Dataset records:
┌──

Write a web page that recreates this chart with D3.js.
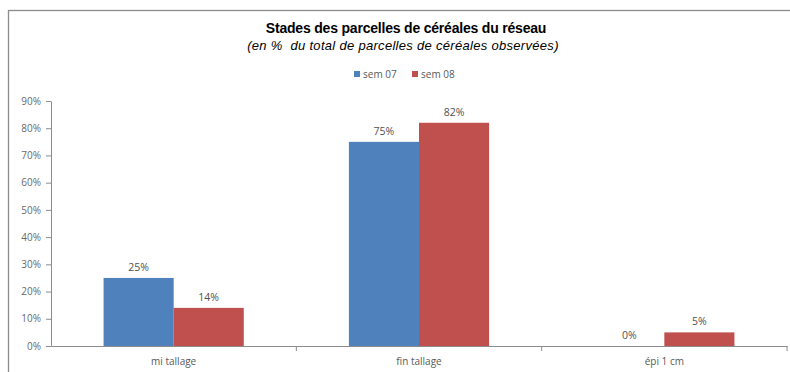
<!DOCTYPE html>
<html><head><meta charset="utf-8">
<script src="https://cdn.jsdelivr.net/npm/d3@7"></script>
<style>body{margin:0;background:#fff}svg{display:block}</style>
</head><body>
<script>
const categories = ["mi tallage", "fin tallage", "épi 1 cm"];
const seriesNames = ["sem 07", "sem 08"];
const sem07 = [25, 75, 0];
const sem08 = [14, 82, 5];
const yTicks = [0,10,20,30,40,50,60,70,80,90];
const colors = ["#4f81bd", "#c0504d"];

(function(){
const W = 790, H = 372;
const svg = d3.select("body").append("svg").attr("width", W).attr("height", H);
svg.append("rect").attr("x",8.5).attr("y",10.5).attr("width",W).attr("height",H)
  .attr("fill","#fff").attr("stroke","#8c8c8c").attr("stroke-width",1.3);

const mLeft = 51, mRight = 787, mTop = 101, mBottom = 346;
const x = d3.scaleBand().domain(categories).range([mLeft, mRight]).paddingInner(0).paddingOuter(0);
const x1 = d3.scaleBand().domain(seriesNames).range([0, x.bandwidth()]).paddingInner(0).paddingOuter(0.75);
const y = d3.scaleLinear().domain([0, 90]).range([mBottom, mTop]);

const font = "'Open Sans', 'DejaVu Sans', sans-serif";
svg.append("text").attr("x",406).attr("y",33).attr("text-anchor","middle")
  .style("font-family","'Liberation Sans', Arial, sans-serif").style("font-weight","bold")
  .style("font-size","14px").style("letter-spacing","-0.2px").attr("fill","#000")
  .text("Stades des parcelles de céréales du réseau");
svg.append("text").attr("x",403).attr("y",50).attr("text-anchor","middle")
  .style("font-family","'Liberation Sans', Arial, sans-serif").style("font-style","italic")
  .style("font-size","13px").style("letter-spacing","0.3px").style("white-space","pre").attr("fill","#000")
  .text("(en %  du total de parcelles de céréales observées)");

const lg = svg.append("g");
const legX = [354, 412];
seriesNames.forEach((s,i)=>{
  lg.append("rect").attr("x",legX[i]).attr("y",71).attr("width",6).attr("height",6).attr("fill",colors[i]);
  lg.append("text").attr("x",legX[i]+9).attr("y",78).style("font-family",font).style("font-size","10px")
    .attr("fill","#595959").text(s);
});

const yAxis = d3.axisLeft(y).tickValues(yTicks).tickFormat(d=>d+"%").tickSize(5).tickSizeOuter(0);
const ya = svg.append("g").attr("transform",`translate(${mLeft},0)`).call(yAxis);
ya.select(".domain").attr("stroke","#8c8c8c");
ya.selectAll(".tick line").attr("stroke","#8c8c8c");
ya.selectAll(".tick text").attr("fill","#6a6a6a").style("font-family",font).style("font-size","10px").attr("x",-10);

const xa = svg.append("g").attr("transform",`translate(0,${mBottom})`)
  .call(d3.axisBottom(x).tickSize(0).tickSizeOuter(0));
xa.select(".domain").attr("stroke","#8c8c8c");
xa.selectAll(".tick text").attr("fill","#595959").style("font-family",font).style("font-size","10px").attr("dy","1.6em");
svg.append("g").selectAll("line").data(categories.map(c=>x(c)+x.bandwidth()))
  .join("line").attr("x1",d=>d).attr("x2",d=>d).attr("y1",mBottom).attr("y2",mBottom+5).attr("stroke","#8c8c8c");

const data = [sem07, sem08];
const g = svg.append("g");
categories.forEach((c,ci)=>{
  data.forEach((vals,si)=>{
    const v = vals[ci];
    const bx = x(c)+x1(seriesNames[si]);
    if (v>0) g.append("rect").attr("x",bx).attr("y",y(v)).attr("width",x1.bandwidth())
      .attr("height",mBottom-y(v)).attr("fill",colors[si]);
    g.append("text").attr("x",bx+x1.bandwidth()/2).attr("y",y(v)-7).attr("text-anchor","middle")
      .style("font-family",font).style("font-size","10.5px").attr("fill","#505050").text(v+"%");
  });
});
})();
</script>
</body></html>
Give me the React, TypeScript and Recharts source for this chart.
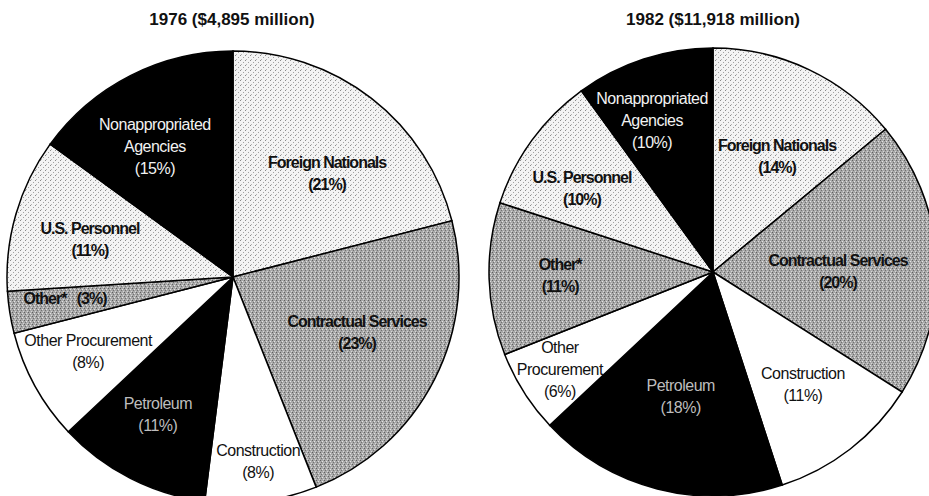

└──

• [SHORT EXERCISE] Print the complete listing exactly as it stands, without its pictures.

• [RESPONSE]
Write a web page that recreates this chart with D3.js.
<!DOCTYPE html>
<html><head><meta charset="utf-8">
<script src="https://cdn.jsdelivr.net/npm/d3@7"></script>
<style>body{margin:0;background:#fff}svg{display:block}</style>
</head><body>
<script>
const categories = ["mi tallage", "fin tallage", "épi 1 cm"];
const seriesNames = ["sem 07", "sem 08"];
const sem07 = [25, 75, 0];
const sem08 = [14, 82, 5];
const yTicks = [0,10,20,30,40,50,60,70,80,90];
const colors = ["#4f81bd", "#c0504d"];

(function(){
const W = 790, H = 372;
const svg = d3.select("body").append("svg").attr("width", W).attr("height", H);
svg.append("rect").attr("x",8.5).attr("y",10.5).attr("width",W).attr("height",H)
  .attr("fill","#fff").attr("stroke","#8c8c8c").attr("stroke-width",1.3);

const mLeft = 51, mRight = 787, mTop = 101, mBottom = 346;
const x = d3.scaleBand().domain(categories).range([mLeft, mRight]).paddingInner(0).paddingOuter(0);
const x1 = d3.scaleBand().domain(seriesNames).range([0, x.bandwidth()]).paddingInner(0).paddingOuter(0.75);
const y = d3.scaleLinear().domain([0, 90]).range([mBottom, mTop]);

const font = "'Open Sans', 'DejaVu Sans', sans-serif";
svg.append("text").attr("x",406).attr("y",33).attr("text-anchor","middle")
  .style("font-family","'Liberation Sans', Arial, sans-serif").style("font-weight","bold")
  .style("font-size","14px").style("letter-spacing","-0.2px").attr("fill","#000")
  .text("Stades des parcelles de céréales du réseau");
svg.append("text").attr("x",403).attr("y",50).attr("text-anchor","middle")
  .style("font-family","'Liberation Sans', Arial, sans-serif").style("font-style","italic")
  .style("font-size","13px").style("letter-spacing","0.3px").style("white-space","pre").attr("fill","#000")
  .text("(en %  du total de parcelles de céréales observées)");

const lg = svg.append("g");
const legX = [354, 412];
seriesNames.forEach((s,i)=>{
  lg.append("rect").attr("x",legX[i]).attr("y",71).attr("width",6).attr("height",6).attr("fill",colors[i]);
  lg.append("text").attr("x",legX[i]+9).attr("y",78).style("font-family",font).style("font-size","10px")
    .attr("fill","#595959").text(s);
});

const yAxis = d3.axisLeft(y).tickValues(yTicks).tickFormat(d=>d+"%").tickSize(5).tickSizeOuter(0);
const ya = svg.append("g").attr("transform",`translate(${mLeft},0)`).call(yAxis);
ya.select(".domain").attr("stroke","#8c8c8c");
ya.selectAll(".tick line").attr("stroke","#8c8c8c");
ya.selectAll(".tick text").attr("fill","#6a6a6a").style("font-family",font).style("font-size","10px").attr("x",-10);

const xa = svg.append("g").attr("transform",`translate(0,${mBottom})`)
  .call(d3.axisBottom(x).tickSize(0).tickSizeOuter(0));
xa.select(".domain").attr("stroke","#8c8c8c");
xa.selectAll(".tick text").attr("fill","#595959").style("font-family",font).style("font-size","10px").attr("dy","1.6em");
svg.append("g").selectAll("line").data(categories.map(c=>x(c)+x.bandwidth()))
  .join("line").attr("x1",d=>d).attr("x2",d=>d).attr("y1",mBottom).attr("y2",mBottom+5).attr("stroke","#8c8c8c");

const data = [sem07, sem08];
const g = svg.append("g");
categories.forEach((c,ci)=>{
  data.forEach((vals,si)=>{
    const v = vals[ci];
    const bx = x(c)+x1(seriesNames[si]);
    if (v>0) g.append("rect").attr("x",bx).attr("y",y(v)).attr("width",x1.bandwidth())
      .attr("height",mBottom-y(v)).attr("fill",colors[si]);
    g.append("text").attr("x",bx+x1.bandwidth()/2).attr("y",y(v)-7).attr("text-anchor","middle")
      .style("font-family",font).style("font-size","10.5px").attr("fill","#505050").text(v+"%");
  });
});
})();
</script>
</body></html>
Give me the React, TypeScript and Recharts source for this chart.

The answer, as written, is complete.